Ai Group supports and encourages lawful workplace practices by all parties and does not support any deliberate underpayment of wages or other entitlements. Most businesses devote substantial time and resources to ensuring that they pay their employees correctly.

Ai Group agrees with the important distinction made in the Discussion Paper between employers that have made genuine mistakes which have led to miscalculations and underpayments, and employers that deliberately underpay their employees. Many instances of incorrect payment are a result of misunderstanding or error. Employers should not be at risk of being labelled a 'thief' for such mistakes.

This submission argues that:

1. Given that the Protecting Vulnerable Workers Amendments to the FW Act, which increased penalties by up to 20 times, have only been in place for two years, there is inadequate evidence at this early stage to conclude that the measures will not be effective in addressing underpayments. The Australian Government has made it clear that any changes to Australia’s workplace relations system should be evidence-based.

2. Over the past 12 months there has been a substantial increase in the number of underpayments self-reported to the FWO and remedied by employers. As acknowledged in the FWO’s 2018-19 annual report, this development suggests that ‘compliance and enforcement activities are creating the desired effect’.

3. Ai Group opposes any disturbance to the existing accessorial liability provisions in the FW Act. These provisions are working effectively and as intended. Lowering the test to one of ‘recklessness’ rather than actual knowledge, would be unfair given the extreme complexity of Australia’s workplace relations system, with thousands of pages of relevant legislation, regulations and award provisions. It is very challenging for large businesses and HR professionals to successfully navigate the workplace relations system, and even more challenging for SMEs.

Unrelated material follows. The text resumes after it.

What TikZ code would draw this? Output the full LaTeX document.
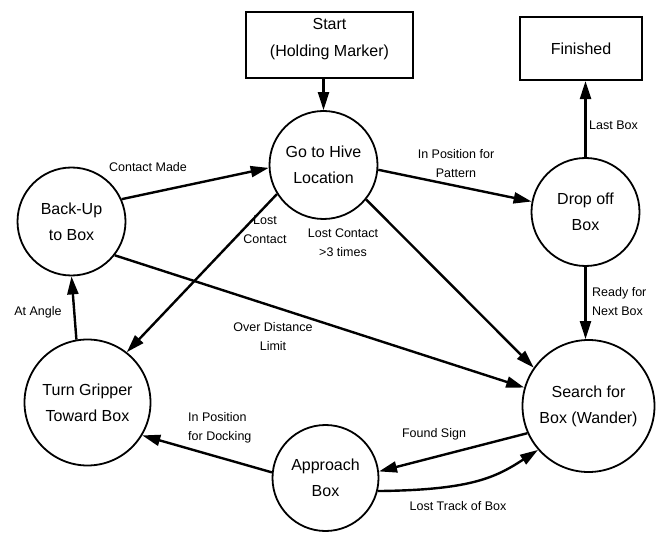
\documentclass[tikz,border=0pt]{standalone}
\usepackage{fontspec}
\setmainfont{Liberation Sans}
\usetikzlibrary{arrows.meta}

\begin{document}
\begin{tikzpicture}[x=1pt, y=-1pt, >={Triangle[length=18pt,width=11pt]}]
		\tikzstyle{every node}=[align=center]
		\tikzstyle{state}=[draw, circle, line width=1.8pt, inner sep=0pt, font=\fontsize{16}{26}\selectfont]
		\tikzstyle{box}=[draw, rectangle, line width=2.2pt, font=\fontsize{16}{27}\selectfont]
		\tikzstyle{lbl}=[inner sep=1pt, font=\fontsize{12.5}{19}\selectfont]
		\tikzstyle{trans}=[line width=2.4pt, ->]
			\useasboundingbox (0, 0) rectangle (660, 534);

			\node[box, minimum width=167pt, minimum height=66pt, text depth=15pt] (start) at (329.5, 45) {Start\\(Holding Marker)};
			\node[box, minimum width=122pt, minimum height=63pt] (finished) at (581, 48.5) {Finished};
			\node[state, minimum size=108pt] (hive) at (323.5, 165) {Go to Hive\\Location};
			\node[state, minimum size=108pt] (backup) at (71.5, 221.5) {Back-Up\\to Box};
			\node[state, minimum size=108pt] (drop) at (585.5, 212) {Drop off\\Box};
			\node[state, minimum size=126pt] (turn) at (87.5, 402.5) {Turn Gripper\\Toward Box};
			\node[state, minimum size=132pt] (search) at (588.5, 406) {Search for\\Box (Wander)};
			\node[state, minimum size=106pt] (approach) at (325.5, 478) {Approach\\Box};

			\node[lbl] (contactmade) at (148, 167) {Contact Made};
			\node[lbl] (pattern) at (456, 164) {In Position for\\Pattern};
			\node[lbl, anchor=west] (lastbox) at (588, 125) {Last Box};
			\node[lbl, anchor=west, align=left] (nextbox) at (591, 302) {Ready for\\Next Box};
			\node[lbl] (threetimes) at (343, 243) {Lost Contact\\>3 times};
			\node[lbl] (lostcontact) at (265, 230) {Lost\\Contact};
			\node[lbl] (distance) at (273, 337) {Over Distance\\Limit};
			\node[lbl] (atangle) at (38, 312) {At Angle};
			\node[lbl, anchor=west, align=left] (docking) at (187, 428) {In Position\\for Docking};
			\node[lbl] (foundsign) at (434, 434) {Found Sign};
			\node[lbl] (losttrack) at (458, 506) {Lost Track of Box};

			\draw[trans] (start.south -| hive.north) -- (hive.north);
			\draw[trans] (backup.24) -- (hive.183);
			\draw[trans] (hive.-5) -- (drop.169);
			\draw[trans] (drop.north) -- (drop.north |- finished.south);
			\draw[trans] (drop.south) -- (drop.south |- search.north);
			\draw[trans] (hive.-39) -- (search.145);
			\draw[trans] (hive.212) -- (turn.52);
			\draw[trans] (backup.-38) -- (search.164);
			\draw[trans] (turn.100) -- (backup.south);
			\draw[trans] (approach.174) -- (turn.-31);
			\draw[trans] (search.204) -- (approach.7);
			\draw[trans] (approach.-14) .. controls (470, 490) and (495, 478) .. (search.221);
\end{tikzpicture}
\end{document}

4. There are many legitimate reasons why businesses engage in outsourcing and subcontracting. There would be many adverse consequences of imposing liabilities on businesses for underpayments of other businesses that they have outsourced or subcontracted work to. This proposal would operate as a major barrier to the restructuring of businesses and would impede productivity and competitiveness. It would also operate as a barrier to investment in Australia. More businesses would be driven offshore or wound up, and more jobs would be lost.

5. Ai Group strongly opposes the introduction of criminal penalties for wage underpayments. While at first glance, the introduction of criminal penalties for underpayments might seem like a good idea, there are many reasons why this is not in anyone's interests and needs to be rejected, including:

    1. Implementing criminal penalties for wage underpayments would discourage investment, entrepreneurship and employment growth;
    2. Exposing directors and managers of businesses to criminal penalties would operate as a major barrier to employers self-disclosing underpayments to the FWO; and
    3. Importantly, a criminal case would not deliver any back-pay to an underpaid worker. Where a criminal case is underway, any civil case to recoup unpaid amounts would no doubt be put on hold by the Court until the criminal case is concluded. This means that underpaid workers could be waiting years for redress.